··· Material provided ···
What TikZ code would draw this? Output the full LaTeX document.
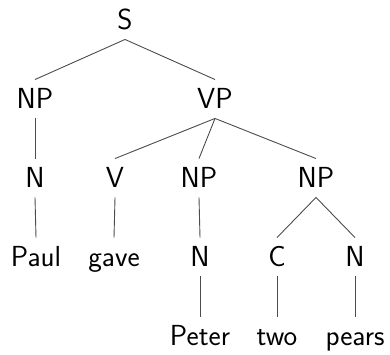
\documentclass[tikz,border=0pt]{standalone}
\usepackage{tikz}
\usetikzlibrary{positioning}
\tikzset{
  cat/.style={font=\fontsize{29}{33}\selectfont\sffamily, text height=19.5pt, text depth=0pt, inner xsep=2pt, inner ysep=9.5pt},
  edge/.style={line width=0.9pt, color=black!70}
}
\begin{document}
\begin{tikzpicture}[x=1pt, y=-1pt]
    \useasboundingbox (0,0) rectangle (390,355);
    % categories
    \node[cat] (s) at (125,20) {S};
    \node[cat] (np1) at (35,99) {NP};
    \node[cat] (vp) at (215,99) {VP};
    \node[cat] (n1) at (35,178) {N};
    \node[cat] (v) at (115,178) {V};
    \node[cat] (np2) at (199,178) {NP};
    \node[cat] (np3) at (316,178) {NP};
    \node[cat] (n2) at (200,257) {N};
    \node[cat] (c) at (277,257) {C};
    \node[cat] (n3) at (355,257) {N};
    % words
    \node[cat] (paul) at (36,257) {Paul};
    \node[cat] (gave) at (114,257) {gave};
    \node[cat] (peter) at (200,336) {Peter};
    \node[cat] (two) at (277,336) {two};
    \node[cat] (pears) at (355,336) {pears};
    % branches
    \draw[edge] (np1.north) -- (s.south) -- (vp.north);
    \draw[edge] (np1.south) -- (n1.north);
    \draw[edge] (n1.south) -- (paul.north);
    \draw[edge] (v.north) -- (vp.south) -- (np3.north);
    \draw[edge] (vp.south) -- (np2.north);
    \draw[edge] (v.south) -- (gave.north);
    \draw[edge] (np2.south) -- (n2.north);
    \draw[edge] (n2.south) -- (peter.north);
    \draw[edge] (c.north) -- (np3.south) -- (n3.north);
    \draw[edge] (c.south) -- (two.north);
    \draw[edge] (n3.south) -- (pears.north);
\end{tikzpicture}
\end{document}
···
> **The exercise**
Print the listing above in full, exactly as written. Omit any pictures.

> **Output below**
What TikZ code would draw this? Output the full LaTeX document.
\documentclass[tikz,border=0pt]{standalone}
\usepackage{tikz}
\usetikzlibrary{positioning}
\tikzset{
  cat/.style={font=\fontsize{29}{33}\selectfont\sffamily, text height=19.5pt, text depth=0pt, inner xsep=2pt, inner ysep=9.5pt},
  edge/.style={line width=0.9pt, color=black!70}
}
\begin{document}
\begin{tikzpicture}[x=1pt, y=-1pt]
    \useasboundingbox (0,0) rectangle (390,355);
    % categories
    \node[cat] (s) at (125,20) {S};
    \node[cat] (np1) at (35,99) {NP};
    \node[cat] (vp) at (215,99) {VP};
    \node[cat] (n1) at (35,178) {N};
    \node[cat] (v) at (115,178) {V};
    \node[cat] (np2) at (199,178) {NP};
    \node[cat] (np3) at (316,178) {NP};
    \node[cat] (n2) at (200,257) {N};
    \node[cat] (c) at (277,257) {C};
    \node[cat] (n3) at (355,257) {N};
    % words
    \node[cat] (paul) at (36,257) {Paul};
    \node[cat] (gave) at (114,257) {gave};
    \node[cat] (peter) at (200,336) {Peter};
    \node[cat] (two) at (277,336) {two};
    \node[cat] (pears) at (355,336) {pears};
    % branches
    \draw[edge] (np1.north) -- (s.south) -- (vp.north);
    \draw[edge] (np1.south) -- (n1.north);
    \draw[edge] (n1.south) -- (paul.north);
    \draw[edge] (v.north) -- (vp.south) -- (np3.north);
    \draw[edge] (vp.south) -- (np2.north);
    \draw[edge] (v.south) -- (gave.north);
    \draw[edge] (np2.south) -- (n2.north);
    \draw[edge] (n2.south) -- (peter.north);
    \draw[edge] (c.north) -- (np3.south) -- (n3.north);
    \draw[edge] (c.south) -- (two.north);
    \draw[edge] (n3.south) -- (pears.north);
\end{tikzpicture}
\end{document}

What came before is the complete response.